YOUR OBJECTIVE: Copy all lines of the listing that include the string "Write".
==== INPUT DATA
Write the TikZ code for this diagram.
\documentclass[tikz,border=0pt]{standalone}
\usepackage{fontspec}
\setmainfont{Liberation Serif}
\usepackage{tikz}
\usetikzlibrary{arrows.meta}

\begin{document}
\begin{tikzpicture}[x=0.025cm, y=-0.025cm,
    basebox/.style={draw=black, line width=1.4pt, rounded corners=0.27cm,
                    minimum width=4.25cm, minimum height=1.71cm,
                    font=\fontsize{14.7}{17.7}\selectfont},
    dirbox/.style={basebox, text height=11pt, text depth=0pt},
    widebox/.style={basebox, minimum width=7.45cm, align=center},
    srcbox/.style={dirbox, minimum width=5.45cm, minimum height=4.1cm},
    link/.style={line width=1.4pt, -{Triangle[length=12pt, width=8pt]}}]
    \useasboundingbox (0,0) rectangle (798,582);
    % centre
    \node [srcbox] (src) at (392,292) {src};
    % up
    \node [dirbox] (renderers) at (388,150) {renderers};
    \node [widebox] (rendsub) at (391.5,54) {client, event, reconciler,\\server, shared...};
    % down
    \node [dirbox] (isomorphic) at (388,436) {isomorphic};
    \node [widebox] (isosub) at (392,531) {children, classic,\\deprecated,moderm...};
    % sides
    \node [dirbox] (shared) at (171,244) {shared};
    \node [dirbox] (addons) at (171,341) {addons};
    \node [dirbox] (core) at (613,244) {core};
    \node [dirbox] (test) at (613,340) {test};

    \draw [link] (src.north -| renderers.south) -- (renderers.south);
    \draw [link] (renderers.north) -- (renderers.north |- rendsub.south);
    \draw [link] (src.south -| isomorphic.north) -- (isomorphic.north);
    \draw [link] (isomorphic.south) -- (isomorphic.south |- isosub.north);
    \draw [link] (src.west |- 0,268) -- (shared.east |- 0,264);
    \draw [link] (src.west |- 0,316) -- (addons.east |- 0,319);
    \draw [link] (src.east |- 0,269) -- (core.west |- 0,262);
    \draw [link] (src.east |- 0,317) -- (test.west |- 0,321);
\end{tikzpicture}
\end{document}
========
==== INPUT DATA
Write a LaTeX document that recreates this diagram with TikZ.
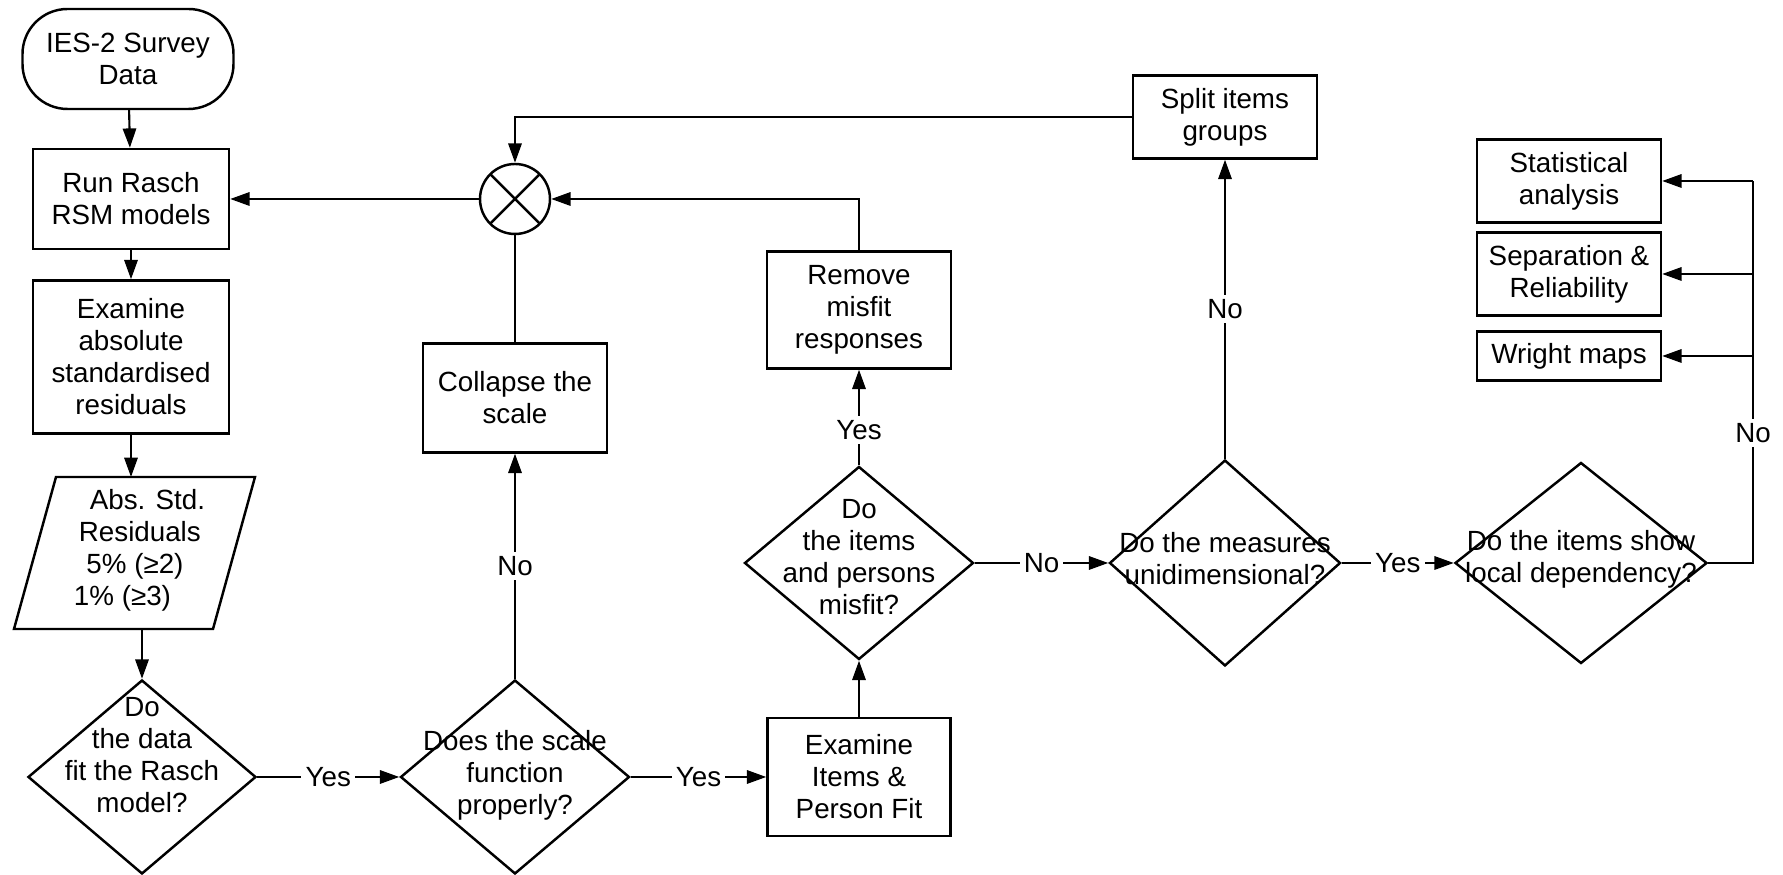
========
==== INPUT DATA
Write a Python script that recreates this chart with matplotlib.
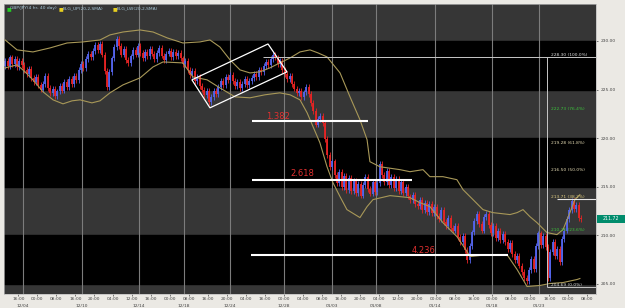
========
SOLUTION:
Write the TikZ code for this diagram.
Write a LaTeX document that recreates this diagram with TikZ.
Write a Python script that recreates this chart with matplotlib.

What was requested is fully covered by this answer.